Perhaps you've heard of the Presidential Prayer Team. This is a nonprofit group that's registered 2.8 million people to "pray daily for the president." Bill McCartney, the founder of the Promise Keepers, is on the board of directors, along with such cultural figures as Christian singer Michael W. Smith, "Painter of Light" Thomas Kinkade, Phoenix Suns and Arizona Diamondbacks owner Jerry Colangelo, and Ricky Skaggs. So obviously, if you're reading this essay, it's not the group for you. The Prayer Team likes to circulate an image of President Bush bowed in reverence with an illumined cross behind him. On one side of Bush, the ghost of Abraham Lincoln lowers his head while grasping Bush's shoulder. On the other, a spectral George Washington does the same. Jesus Christ, that's creepy!
A sample prayer goes: "Pray for the president as on Monday he begins a series of speeches detailing the handover of power to the Iraqi interim government. Pray for godly wisdom and protection as Mr. Bush delivers Monday's speech at the Army War College which will be followed by a speech each week at other sites."
<snip>
Even more recent breaking news: Last weekend, the Texas Republican party approved a platform that refers to the "myth of the seperation of church and state," and proclaimed America a "Christian nation." The platform also declares that the Ten Commandments are "the basis of our Freedoms."

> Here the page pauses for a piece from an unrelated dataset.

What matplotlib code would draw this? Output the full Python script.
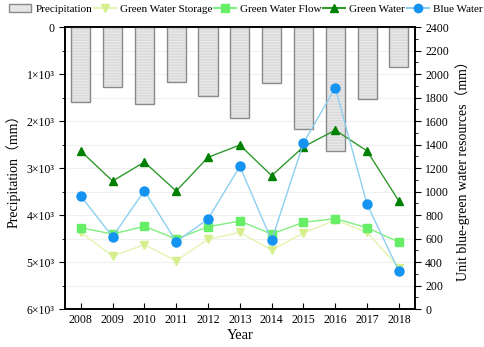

I'm certain I speak for many people of faith who feel strongly about the president when I say that I'm deeply offended that religious belief and the awesome power of prayer have been hijacked for no higher end than the furtherance of one man's political career, particularly when that career is buttressed by a base of support whose political agenda is closer to the Taliban than to the Founding Fathers. Despite what George W. Bush might think, God does not want him to be president. God does not speak to him directly. At least my God doesn't.
Before Bush came to office, I was essentially an atheist who liked Passover food. But the past three years have changed all that. I, like many of you, pray every day for the moment that George W. Bush is no longer president. So it's time to call to prayer all people of faith who agree with this principle, who don't like seeing their precious faith used for strange and bloody military ends. I implore Jews, Muslims, Buddhists, Hindus, Wiccans, Protestants, Catholics, and even evangelical Christians to pray for a new president. Why should George W. Bush supporters hold a monopoly on prayer?
To that end, I call for the establishment of an informal coalition of reasonable people of faith everywhere. Please assume whatever prayer position is appropriate for you, and pray along with me: "Dear [Higher Power of Choice], give us the will to restore religion in this country, as our Founding Fathers intended, to an abstract guiding principle, not the theologically unsound justification for a twisted foreign policy. Let us fight our enemies with peace and wisdom, not anger and indiscriminate force. Allow our country to serve as a symbol of what's good in humankind, not what's corrupt. Most of all, grant us the strength and wisdom to remove President George W. Bush from office. In your name, we say: Amen."
Say that prayer every day from now until November 2. Say it twice a day if you want, or four times. Say it all day on Saturday, if that's your preference. I'm not going to get all MoveOn.org on your butts, but I've set up a website to make the praying easier. Go to www.prayforreason.org, sign the guest book, and join the true moral majority. People of faith who believe in secular government, unite!